→ What is asked
Retype each line of the listing below, from the first through the one holding "from matplotlib.ticker import MultipleLocator", with no other lines.

#####

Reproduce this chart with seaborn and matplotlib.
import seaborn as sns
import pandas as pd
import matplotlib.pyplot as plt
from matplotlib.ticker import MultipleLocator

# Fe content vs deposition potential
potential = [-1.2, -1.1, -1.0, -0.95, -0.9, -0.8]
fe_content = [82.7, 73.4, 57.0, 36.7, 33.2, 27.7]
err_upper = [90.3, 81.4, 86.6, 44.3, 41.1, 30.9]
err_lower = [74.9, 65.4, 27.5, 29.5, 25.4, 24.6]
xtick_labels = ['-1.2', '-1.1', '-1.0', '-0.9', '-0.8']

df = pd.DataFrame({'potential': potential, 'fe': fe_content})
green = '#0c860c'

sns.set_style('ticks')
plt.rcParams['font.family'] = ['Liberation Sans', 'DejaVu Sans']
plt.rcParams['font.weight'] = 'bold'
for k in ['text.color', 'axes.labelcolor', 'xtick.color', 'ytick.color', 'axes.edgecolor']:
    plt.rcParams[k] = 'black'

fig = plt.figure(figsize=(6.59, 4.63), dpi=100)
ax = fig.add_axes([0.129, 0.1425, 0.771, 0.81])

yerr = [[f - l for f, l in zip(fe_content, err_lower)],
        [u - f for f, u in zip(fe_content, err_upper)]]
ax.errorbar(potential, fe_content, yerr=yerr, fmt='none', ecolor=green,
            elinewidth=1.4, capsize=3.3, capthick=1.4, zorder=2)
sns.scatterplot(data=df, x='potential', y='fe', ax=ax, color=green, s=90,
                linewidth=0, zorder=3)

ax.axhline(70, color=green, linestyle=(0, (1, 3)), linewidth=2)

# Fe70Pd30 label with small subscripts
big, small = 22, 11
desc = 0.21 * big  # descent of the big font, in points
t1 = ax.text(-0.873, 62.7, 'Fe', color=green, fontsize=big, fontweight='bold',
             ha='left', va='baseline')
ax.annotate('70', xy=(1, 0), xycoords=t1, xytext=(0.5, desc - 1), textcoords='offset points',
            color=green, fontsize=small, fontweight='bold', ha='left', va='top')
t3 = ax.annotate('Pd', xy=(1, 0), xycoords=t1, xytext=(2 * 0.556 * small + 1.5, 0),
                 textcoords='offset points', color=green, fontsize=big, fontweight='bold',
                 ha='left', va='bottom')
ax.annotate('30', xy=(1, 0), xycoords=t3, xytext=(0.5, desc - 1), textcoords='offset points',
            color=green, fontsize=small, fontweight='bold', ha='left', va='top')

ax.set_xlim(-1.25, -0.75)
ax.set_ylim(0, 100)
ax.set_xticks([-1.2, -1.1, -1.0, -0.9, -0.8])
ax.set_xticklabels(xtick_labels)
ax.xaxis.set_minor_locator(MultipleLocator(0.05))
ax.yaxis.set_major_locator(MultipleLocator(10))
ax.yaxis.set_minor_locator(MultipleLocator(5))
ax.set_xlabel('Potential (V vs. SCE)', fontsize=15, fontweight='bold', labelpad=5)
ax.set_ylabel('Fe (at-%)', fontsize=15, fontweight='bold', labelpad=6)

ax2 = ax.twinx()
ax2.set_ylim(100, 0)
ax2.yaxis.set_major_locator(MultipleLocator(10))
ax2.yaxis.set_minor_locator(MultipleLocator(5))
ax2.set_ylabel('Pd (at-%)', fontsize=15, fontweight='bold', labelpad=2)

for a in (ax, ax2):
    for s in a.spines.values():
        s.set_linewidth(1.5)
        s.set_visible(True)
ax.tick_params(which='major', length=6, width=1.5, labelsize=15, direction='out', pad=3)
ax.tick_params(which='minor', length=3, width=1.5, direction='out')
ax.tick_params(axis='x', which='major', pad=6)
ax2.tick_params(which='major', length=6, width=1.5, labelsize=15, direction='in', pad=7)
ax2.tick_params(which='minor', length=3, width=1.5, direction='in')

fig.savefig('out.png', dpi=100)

#####

→ Solution below
Reproduce this chart with seaborn and matplotlib.
import seaborn as sns
import pandas as pd
import matplotlib.pyplot as plt
from matplotlib.ticker import MultipleLocator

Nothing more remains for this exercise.